Tale About Giraffe Is a Stretch

DEAR ABBY: At an amusement park recently, I was unable to win the woman I'm dating the oversized stuffed giraffe she desired. I tried valiantly, but winning wasn't in the cards for me. She forgave me, but I'm afraid she harbors more resentment than she let on. Since then her behavior has been peculiar. She emails me pictures of giraffes, stretches her neck to frightening lengths, and got a giraffe tattoo that extends from her wrist to her shoulder.

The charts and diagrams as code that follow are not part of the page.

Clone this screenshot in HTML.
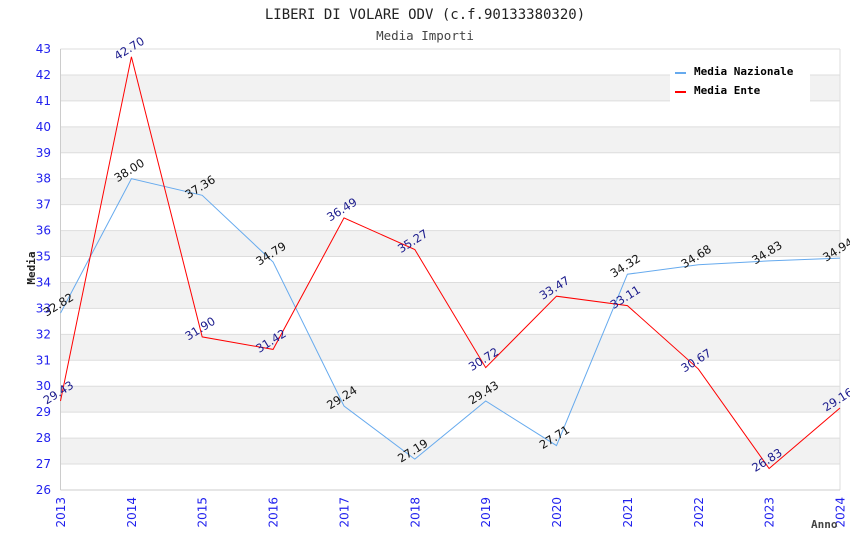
<!DOCTYPE html>
<html><head><meta charset="utf-8"><style>
html,body{margin:0;padding:0;background:#fff;}
svg{display:block;}
</style></head><body>
<svg id="chart" width="850" height="550" xmlns="http://www.w3.org/2000/svg">
<text x="425" y="19" text-anchor="middle" font-family="DejaVu Sans Mono, Liberation Mono, monospace" font-size="14" fill="#222">LIBERI DI VOLARE ODV (c.f.90133380320)</text>
<text x="425" y="40" text-anchor="middle" font-family="DejaVu Sans Mono, Liberation Mono, monospace" font-size="12.5" fill="#444">Media Importi</text>
<g id="bands"></g>
<g id="grid"></g>
<g id="yticks"></g>
<g id="xticks"></g>
<g id="lines"></g>
<g id="labels"></g>
<text transform="translate(35,268) rotate(-90)" text-anchor="middle" font-family="DejaVu Sans Mono, monospace" font-size="11" font-weight="bold" fill="#222">Media</text>
<text x="811" y="528" font-family="DejaVu Sans Mono, monospace" font-size="11" font-weight="bold" fill="#444">Anno</text>
<g>
<rect x="670" y="58" width="140" height="44" fill="#fff"/>
<line x1="675" y1="73" x2="686" y2="73" stroke="#66aaee" stroke-width="2"/>
<text x="694" y="75" font-family="DejaVu Sans Mono, monospace" font-size="11" font-weight="bold" fill="#000">Media Nazionale</text>
<line x1="675" y1="92" x2="686" y2="92" stroke="#ff0000" stroke-width="2"/>
<text x="694" y="94" font-family="DejaVu Sans Mono, monospace" font-size="11" font-weight="bold" fill="#000">Media Ente</text>
</g>
</svg>
<script>
const years = [2013,2014,2015,2016,2017,2018,2019,2020,2021,2022,2023,2024];
const nazionale = [32.82,38.00,37.36,34.79,29.24,27.19,29.43,27.71,34.32,34.68,34.83,34.94];
const ente = [29.43,42.70,31.90,31.42,36.49,35.27,30.72,33.47,33.11,30.67,26.83,29.16];
const yTicks = [26,27,28,29,30,31,32,33,34,35,36,37,38,39,40,41,42,43];

const NS = "http://www.w3.org/2000/svg";
const L = 60.5, R = 840, T = 49, B = 490, yMin = 26, yMax = 43;
const xs = i => L + (R - L) * i / (years.length - 1);
const ys = v => B - (B - T) * (v - yMin) / (yMax - yMin);
function mk(tag, attrs, parent, text) {
  const e = document.createElementNS(NS, tag);
  for (const k in attrs) e.setAttribute(k, attrs[k]);
  if (text !== undefined) e.textContent = text;
  document.getElementById(parent).appendChild(e);
  return e;
}
for (let v = yMin; v < yMax; v++) {
  if (v % 2 === 1) {
    const r = mk('rect', {x: L, y: ys(v + 1), width: R - L, height: ys(v) - ys(v + 1), fill: '#f2f2f2'}, 'bands');
    
    
  }
}
yTicks.forEach(v => {
  const g = mk('line', {x1: L, x2: R, y1: ys(v), y2: ys(v), stroke: '#dddddd', 'stroke-width': 1}, 'grid');
  
  
  const t = mk('text', {x: 51, y: ys(v) + 4, 'text-anchor': 'end', 'font-family': 'DejaVu Sans, sans-serif', 'font-size': 12, fill: '#2222ee'}, 'yticks', String(v));
  
  
});
const ax1 = mk('line', {x1: L, x2: L, y1: T, y2: B, stroke: '#cccccc'}, 'grid');


const ax2 = mk('line', {x1: R, x2: R, y1: T, y2: B, stroke: '#dddddd'}, 'grid');


const ax3 = mk('line', {x1: L, x2: R, y1: B, y2: B, stroke: '#cccccc'}, 'grid');


years.forEach((y, i) => {
  const t = mk('text', {transform: `translate(${xs(i) + 4.5},${497}) rotate(-90)`, 'text-anchor': 'end', 'font-family': 'DejaVu Sans, sans-serif', 'font-size': 12, fill: '#2222ee'}, 'xticks', String(y));
  
  
});
function series(vals, color, lblColor, name) {
  const pts = vals.map((v, i) => xs(i).toFixed(1) + ',' + ys(v).toFixed(1)).join(' ');
  const p = mk('polyline', {points: pts, fill: 'none', stroke: color, 'stroke-width': 1}, 'lines');
  
  
  vals.forEach((v, i) => {
    const t = mk('text', {transform: `translate(${xs(i)},${ys(v) - 5}) rotate(-32)`, 'text-anchor': 'middle', 'font-family': 'DejaVu Sans, sans-serif', 'font-size': 11.5, fill: lblColor}, 'labels', v.toFixed(2));
    
    
  });
}
series(nazionale, '#66aaee', '#111111', 'nazionale');
series(ente, '#ff0000', '#1a1a8c', 'ente');
</script>
</body></html>
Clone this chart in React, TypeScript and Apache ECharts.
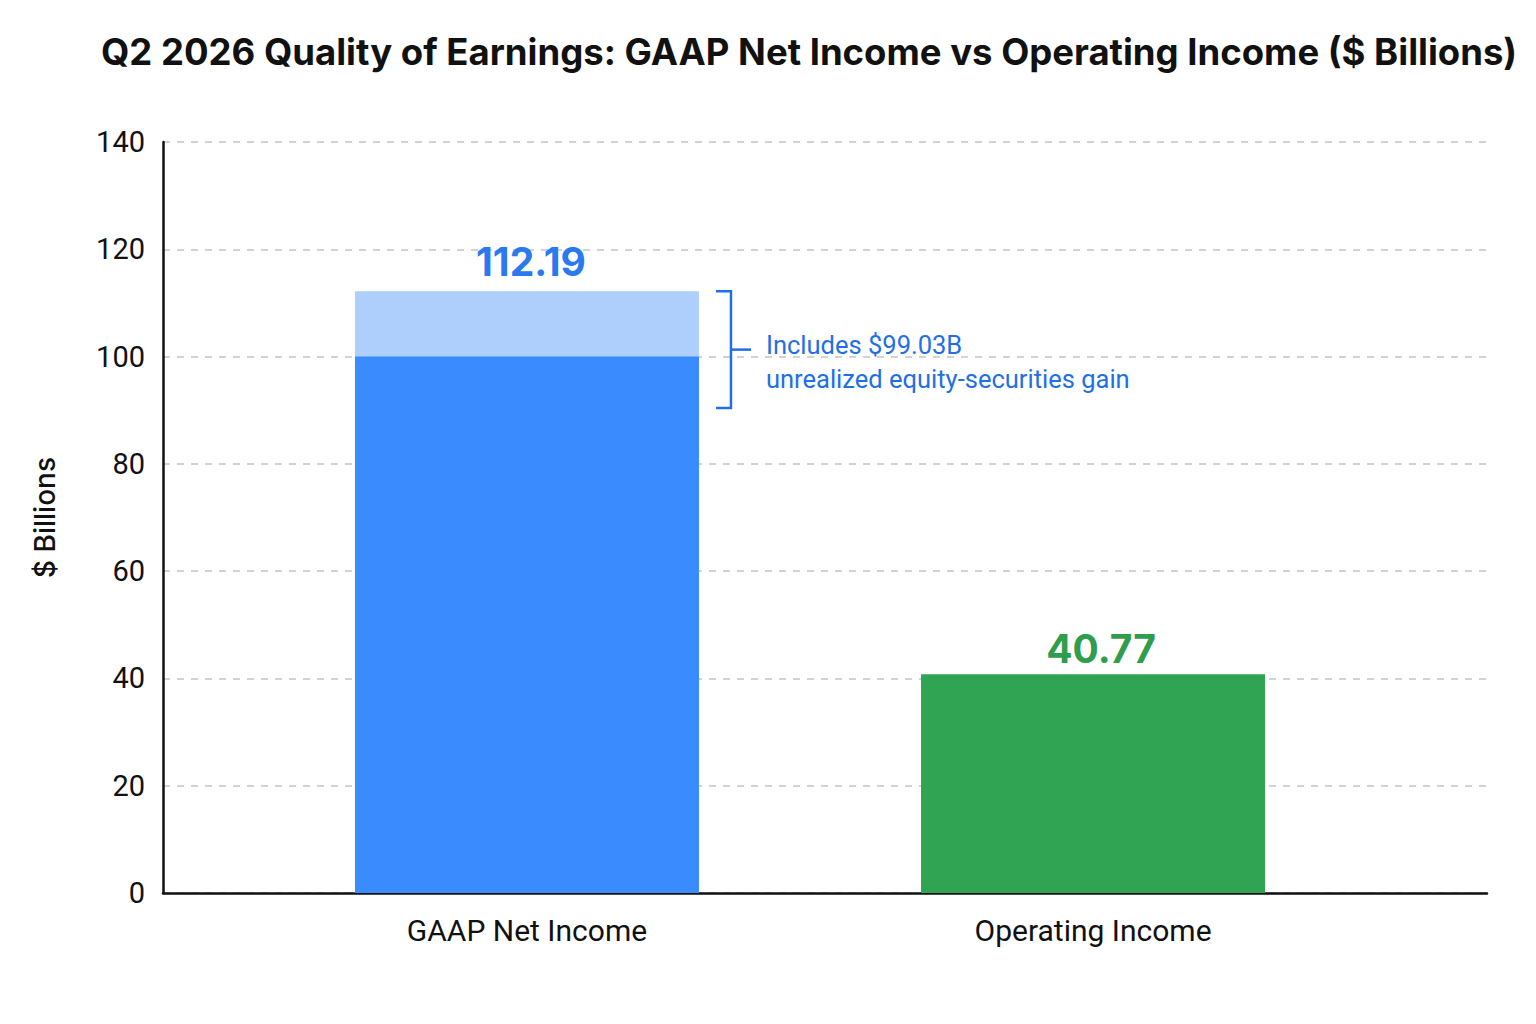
import React, { useEffect, useRef } from "react";
import * as echarts from "echarts";

const categories = ["GAAP Net Income", "Operating Income"];
const gaapCore = [100];
const gaapTotal = [112.19];
const operatingIncome = [40.77];
const bracketRange = [90.4, 112.19];
const annotationLines = ["Includes $99.03B", "unrealized equity-securities gain"];
const yTicks = [0, 20, 40, 60, 80, 100, 120, 140];

export default function App() {
  const ref = useRef<HTMLDivElement>(null);
  useEffect(() => {
    if (!ref.current) return;
    const chart = echarts.init(ref.current, undefined, { renderer: "svg" });
    const option: any = {
      animation: false,
      backgroundColor: "#ffffff",
      title: {
        text: "Q2 2026 Quality of Earnings: GAAP Net Income vs Operating Income ($ Billions)",
        left: 96,
        top: 28,
        textStyle: { fontFamily: "Inter, Roboto, sans-serif", fontWeight: 700, fontSize: 36.5, color: "#111111" },
      },
      grid: { left: 163, right: 49, top: 142, bottom: 131 },
      xAxis: {
        type: "value",
        min: -0.643,
        max: 1.696,
        splitLine: { show: false },
        axisLine: { show: true, onZero: false, lineStyle: { color: "#111111", width: 2.5 } },
        axisTick: { show: false },
        axisLabel: {
          customValues: [0, 1],
          formatter: (v: number) => categories[Math.round(v)] ?? "",
          fontFamily: "Roboto, sans-serif",
          fontSize: 30,
          color: "#111111",
          margin: 22,
        },
      },
      yAxis: {
        type: "value",
        min: yTicks[0],
        max: yTicks[yTicks.length - 1],
        interval: 20,
        name: "$ Billions",
        nameLocation: "middle",
        nameGap: 104,
        nameTextStyle: { fontFamily: "Inter, Roboto, sans-serif", fontSize: 28, fontWeight: 500, color: "#111111" },
        axisLine: { show: true, onZero: false, lineStyle: { color: "#111111", width: 2.5 } },
        axisTick: { show: false },
        axisLabel: { fontFamily: "Roboto, sans-serif", fontSize: 29, color: "#111111", margin: 18 },
        splitLine: { show: true, lineStyle: { color: "#c4c4c4", type: [7, 7], width: 1.5 } },
      },
      series: [
        {
          type: "bar",
          barWidth: 344,
          barGap: "-100%",
          data: gaapTotal.map((v) => [0, v]),
          itemStyle: { color: "#aecefc" },
          label: {
            show: true,
            position: "top",
            distance: 10,
            formatter: (p: any) => p.value[1].toFixed(2),
            fontFamily: "Inter, Roboto, sans-serif",
            fontWeight: 700,
            fontSize: 39,
            color: "#2a79ee",
            offset: [4, 0],
          },
          z: 2,
        },
        {
          type: "bar",
          barWidth: 344,
          barGap: "-100%",
          data: gaapCore.map((v) => [0, v]),
          itemStyle: { color: "#3a8bfd" },
          z: 3,
        },
        {
          type: "bar",
          barWidth: 344,
          barGap: "-100%",
          data: operatingIncome.map((v) => [1, v]),
          itemStyle: { color: "#30a452" },
          label: {
            show: true,
            position: "top",
            distance: 6,
            formatter: (p: any) => p.value[1].toFixed(2),
            fontFamily: "Inter, Roboto, sans-serif",
            fontWeight: 700,
            fontSize: 39,
            color: "#2f9e4c",
            offset: [8, 0],
          },
          z: 2,
        },
        {
          type: "custom",
          data: [[0, bracketRange[1], bracketRange[0]]],
          z: 5,
          renderItem: (params: any, api: any) => {
            const top = api.coord([api.value(0), api.value(1)]);
            const bot = api.coord([api.value(0), api.value(2)]);
            const x = top[0] + 172 + 32;
            const midY = (top[1] + bot[1]) / 2;
            const color = "#1f6fe8";
            return {
              type: "group",
              children: [
                {
                  type: "polyline",
                  shape: { points: [[x - 15, top[1]], [x, top[1]], [x, bot[1]], [x - 15, bot[1]]] },
                  style: { stroke: color, lineWidth: 2.5, fill: null },
                },
                {
                  type: "line",
                  shape: { x1: x, y1: midY, x2: x + 20, y2: midY },
                  style: { stroke: color, lineWidth: 2.5 },
                },
                {
                  type: "text",
                  x: x + 35,
                  y: midY - 22,
                  style: {
                    text: annotationLines.join("\n"),
                    fill: color,
                    fontFamily: "Roboto, sans-serif",
                    fontSize: 25.5,
                    lineHeight: 34,
                    verticalAlign: "top",
                    align: "left",
                  },
                },
              ],
            };
          },
        },
      ],
    };
    chart.setOption(option);
    return () => chart.dispose();
  }, []);
  return (
    <div
      ref={ref}
      style={{ position: "fixed", left: 0, top: 0, width: 1536, height: 1024, background: "#ffffff" }}
    />
  );
}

I know the ability to win a stuffed animal for a lover is a potent measure of a man's worth. My failure has left my masculinity sagging. Is there anything I can do to reaffirm my manhood and salvage my relationship? Or should I troll the avenues of Manhattan in search of a lady whose faith I have not shattered? -- PRIZELESS IN NEW YORK

DEAR PRIZELESS: Do not troll the avenues hunting for a woman you won't disillusion. New York has several zoos; if you take your girlfriend to visit a real, live giraffe, it may raise your standing.

I'm often asked if I can spot a fake letter. So I'm taking the opportunity to wish both of you a happy April Fools' Day! Your tale of woe is about as tall as the giraffe you didn't win for your beloved.